NAMD is a computer software application for molecular dynamics simulation. We have MPI and multiple core versions installed on Arc. The software is accessible via the module system.

NAMD Multiple Core Version

The multiple core version can be used in both interactive and batch modes. For the interactive mode, use the following command to log onto a compute node and load the NAMD module:

$ srun -p compute1 -n 1 -N 1 -t 24:00:00 --pty bash
$ module load namd/2.14-multicore

Change to your working directory, and use the following command to run the program:

$ namd2 +p5 +idlepoll apoa1.namd

"+p5" in the above command indicates that the program runs on 5 cores parallelly. You can use up to 80 cores on an Arc compute node.

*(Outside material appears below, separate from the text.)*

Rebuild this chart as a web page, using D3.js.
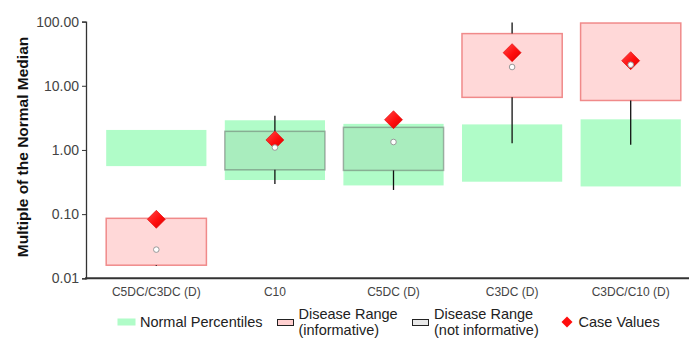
<!DOCTYPE html>
<html>
<head>
<meta charset="utf-8">
<script src="https://cdn.jsdelivr.net/npm/d3@7"></script>
<style>
  body { margin: 0; background: white; }
  svg { display: block; font-family: "Liberation Sans", Arial, sans-serif; }
</style>
</head>
<body>
<div id="chart"></div>
<script>
// Marker ranges per analyte
const categories = ["C5DC/C3DC (D)", "C10", "C5DC (D)", "C3DC (D)", "C3DC/C10 (D)"];
const normalLow = [0.56, 0.34, 0.28, 0.32, 0.27];
const normalHigh = [2.05, 2.9, 2.55, 2.5, 3.0];
const diseaseLow = [0.016, 0.49, 0.48, 6.6, 5.9];
const diseaseHigh = [0.086, 1.95, 2.25, 65, 95];
const diseaseMin = [0.0155, 0.295, 0.238, 1.27, 1.2];
const diseaseMax = [0.09, 3.4, 2.8, 97, 95];
const diseaseMedian = [0.028, 1.09, 1.33, 19.6, 21.3];
const informative = [true, false, false, true, true];
const caseValues = [0.083, 1.43, 2.96, 32.8, 24.6];
const yTicks = [0.01, 0.1, 1, 10, 100];

const width = 689;
const height = 338;

const colours = {
  normal: "#b0fcc8",
  infoFill: "#ffd8d8",
  infoStroke: "#f08a8a",
  notInfoFill: "rgba(110,110,110,0.1)",
  notInfoStroke: "rgba(90,90,90,0.45)",
  axis: "#333",
  text: "#444",
};

let svg = d3
  .select("#chart")
  .append("svg")
  .attr("width", width)
  .attr("height", height);

// gradient for the case value diamonds
let defs = svg.append("defs");
let grad = defs
  .append("linearGradient")
  .attr("id", "diamondGrad")
  .attr("x1", "0%")
  .attr("y1", "0%")
  .attr("x2", "100%")
  .attr("y2", "100%");
grad.append("stop").attr("offset", "0%").attr("stop-color", "#ff4a4a");
grad.append("stop").attr("offset", "55%").attr("stop-color", "#ff0d0d");
grad.append("stop").attr("offset", "100%").attr("stop-color", "#d80000");

const x = d3.scaleBand().domain(categories).range([97, 690]);
const y = d3.scaleLog().domain([0.01, 100]).range([278.3, 21.6]);

const boxWidth = x.bandwidth() * 0.845;
const cx = (d) => x(d) + x.bandwidth() / 2;

const rows = categories.map((c, i) => ({
  cat: c,
  nLow: normalLow[i],
  nHigh: normalHigh[i],
  dLow: diseaseLow[i],
  dHigh: diseaseHigh[i],
  dMin: diseaseMin[i],
  dMax: diseaseMax[i],
  median: diseaseMedian[i],
  info: informative[i],
  value: caseValues[i],
}));

// normal percentile bands
svg
  .append("g")
  .selectAll("rect")
  .data(rows)
  .enter()
  .append("rect")
  .attr("x", (d) => cx(d.cat) - boxWidth / 2)
  .attr("y", (d) => y(d.nHigh))
  .attr("width", boxWidth)
  .attr("height", (d) => y(d.nLow) - y(d.nHigh))
  .attr("fill", colours.normal);

// disease range boxes
svg
  .append("g")
  .selectAll("rect")
  .data(rows)
  .enter()
  .append("rect")
  .attr("x", (d) => cx(d.cat) - boxWidth / 2)
  .attr("y", (d) => y(d.dHigh))
  .attr("width", boxWidth)
  .attr("height", (d) => y(d.dLow) - y(d.dHigh))
  .attr("fill", (d) => (d.info ? colours.infoFill : colours.notInfoFill))
  .attr("stroke", (d) => (d.info ? colours.infoStroke : colours.notInfoStroke))
  .attr("stroke-width", 1.5);

// whiskers, outside the box only
let whiskers = svg.append("g").attr("stroke", "#111").attr("stroke-width", 1.3);
whiskers
  .selectAll(".upper")
  .data(rows.filter((d) => d.dMax > d.dHigh))
  .enter()
  .append("line")
  .attr("x1", (d) => cx(d.cat))
  .attr("x2", (d) => cx(d.cat))
  .attr("y1", (d) => y(d.dHigh))
  .attr("y2", (d) => y(d.dMax));
whiskers
  .selectAll(".lower")
  .data(rows.filter((d) => d.dMin < d.dLow))
  .enter()
  .append("line")
  .attr("x1", (d) => cx(d.cat))
  .attr("x2", (d) => cx(d.cat))
  .attr("y1", (d) => y(d.dLow))
  .attr("y2", (d) => y(d.dMin));

// axes
let yAxis = svg
  .append("g")
  .attr("transform", "translate(86,0)")
  .call(d3.axisLeft(y).tickValues(yTicks).tickFormat(d3.format(".2f")).tickSize(4).tickPadding(3));
yAxis.select(".domain").attr("stroke", colours.axis).attr("stroke-width", 1.3);
yAxis.selectAll(".tick line").attr("stroke", colours.axis);
yAxis
  .selectAll(".tick text")
  .attr("fill", colours.text)
  .style("font-size", "14px")
  .style("font-family", "'Liberation Sans', Arial, sans-serif");

svg
  .append("line")
  .attr("x1", 85)
  .attr("x2", 689)
  .attr("y1", y(0.01))
  .attr("y2", y(0.01))
  .attr("stroke", colours.axis)
  .attr("stroke-width", 2);

svg
  .append("g")
  .selectAll("text")
  .data(categories)
  .enter()
  .append("text")
  .attr("x", (d) => cx(d))
  .attr("y", 295.5)
  .attr("text-anchor", "middle")
  .attr("fill", colours.text)
  .style("font-size", "12px")
  .text((d) => d);

svg
  .append("text")
  .attr("transform", `translate(28,147) rotate(-90)`)
  .attr("text-anchor", "middle")
  .attr("fill", "#111")
  .style("font-size", "15.5px")
  .style("font-weight", "bold")
  .text("Multiple of the Normal Median");

// case value diamonds
const diamondR = 9;
svg
  .append("g")
  .selectAll("path")
  .data(rows)
  .enter()
  .append("path")
  .attr("d", `M0,${-diamondR}L${diamondR},0L0,${diamondR}L${-diamondR},0Z`)
  .attr("transform", (d) => `translate(${cx(d.cat)},${y(d.value)})`)
  .attr("fill", "url(#diamondGrad)")
  .attr("stroke", "#e00000")
  .attr("stroke-width", 0.6);

// disease medians
svg
  .append("g")
  .selectAll("circle")
  .data(rows)
  .enter()
  .append("circle")
  .attr("cx", (d) => cx(d.cat))
  .attr("cy", (d) => y(d.median))
  .attr("r", 2.8)
  .attr("fill", "white")
  .attr("stroke", "#999")
  .attr("stroke-width", 1);

// legend
let legend = svg.append("g").style("font-size", "14.5px").attr("fill", "#222");

legend
  .append("rect")
  .attr("x", 117.5)
  .attr("y", 318.5)
  .attr("width", 18)
  .attr("height", 7)
  .attr("fill", colours.normal);
legend.append("text").attr("x", 140).attr("y", 327.3).text("Normal Percentiles");

legend
  .append("rect")
  .attr("x", 277.5)
  .attr("y", 319.5)
  .attr("width", 16)
  .attr("height", 6)
  .attr("fill", "#ffd0d0")
  .attr("stroke", "#222")
  .attr("stroke-width", 1);
legend.append("text").attr("x", 298.5).attr("y", 318.7).text("Disease Range");
legend.append("text").attr("x", 298.5).attr("y", 335.3).text("(informative)");

legend
  .append("rect")
  .attr("x", 412.5)
  .attr("y", 319.5)
  .attr("width", 16)
  .attr("height", 6)
  .attr("fill", "#e8e8e8")
  .attr("stroke", "#222")
  .attr("stroke-width", 1);
legend.append("text").attr("x", 434).attr("y", 318.7).text("Disease Range");
legend.append("text").attr("x", 434).attr("y", 335.3).text("(not informative)");

legend
  .append("path")
  .attr("d", "M0,-5.5L5.5,0L0,5.5L-5.5,0Z")
  .attr("transform", "translate(567,322)")
  .attr("fill", "#ff0d0d");
legend.append("text").attr("x", 578.5).attr("y", 327.3).text("Case Values");
</script>
</body>
</html>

You can use the "time" command to find out how the parallelization improves the speed. For example, the program will take four minutes and fifty-eight seconds if using one core as shown below:

$ time namd2 +p1 +idlepoll apoa1.namd
.......
real 4m58.831s
user 4m57.673s
sys 0m0.379s

With 40 cores, it will only take 14 seconds:

$ time namd2 +p40 +idlepoll apoa1.namd
.......
real 0m14.399s
user 9m17.049s
sys 0m2.300s

With 80 cores, it takes about 13 seconds.

$ time namd2 +p80 +idlepoll apoa1.namd
.......
real 0m13.313s
user 16m53.106s
sys 0m5.349s

It does not speed up a lot from 40 to 80 cores because there are only 40 physical cores on each node, although it shows 80 virtual cores with hyper-threading enabled.

The multiple core version can also be used in batch mode. Here is a sample job script:

#!/bin/bash
#SBATCH --job-name=namd # Change to your job name
#SBATCH --partition=compute1
#SBATCH --ntasks=1
#SBATCH --nodes=1
#SBATCH --time=00:10:00

module load namd/2.14-multicore
namd2 +p80 +idlepoll apoa1.namd

Assuming the job script is saved in file test.ps, you can use the following command to submit the batch job on a login node:

$ sbatch test.ps

As no output file is specified in the job script, the result will be saved in slurm-JOB-ID.out.

NAMD MPI Version

The multiple-core version can run on only one node. The MPI version comes in handy if you would like to run the program across multiple nodes to achieve optimum performance.

Here is a sample script for the MPI version:

#!/bin/bash
#SBATCH --job-name=namd # Change to your job name
#SBATCH --partition=compute1
#SBATCH --ntasks=80
#SBATCH --nodes=2
#SBATCH --time=01:10:00

module load namd/2.14-mpi
mpirun -n $SLURM_NTASKS namd2 apoa1.namd

Assuming the job script is saved in file test-mpi.ps, you can use the following command to submit the batch job on a login node:
$ sbatch test-mpi.ps

Same as the batch job for the multicore version, the result can be found in the file slurm-JOB-ID.out.

NAMD Multiple GPU Version

The CUDA (NVIDIA's graphics processor programming platform) version of NAMD is available on Arc. You can use it interactively on a GPU node or submit a batch job to a GPU partition. Here is a sample job script for submitting a NAMD GPU job to the gpu1v100 partition:

#!/bin/bash
#SBATCH --job-name=namd # Change to your job name
#SBATCH --partition=gpu1v100
#SBATCH --ntasks=1
#SBATCH --nodes=1
#SBATCH --time=00:10:00

module load namd/2.14-gpu
namd2 +p8 +setcpuaffinity apoa1.namd

With +setcpuaffinity, all CPU cores will be used besides the GPU device(s).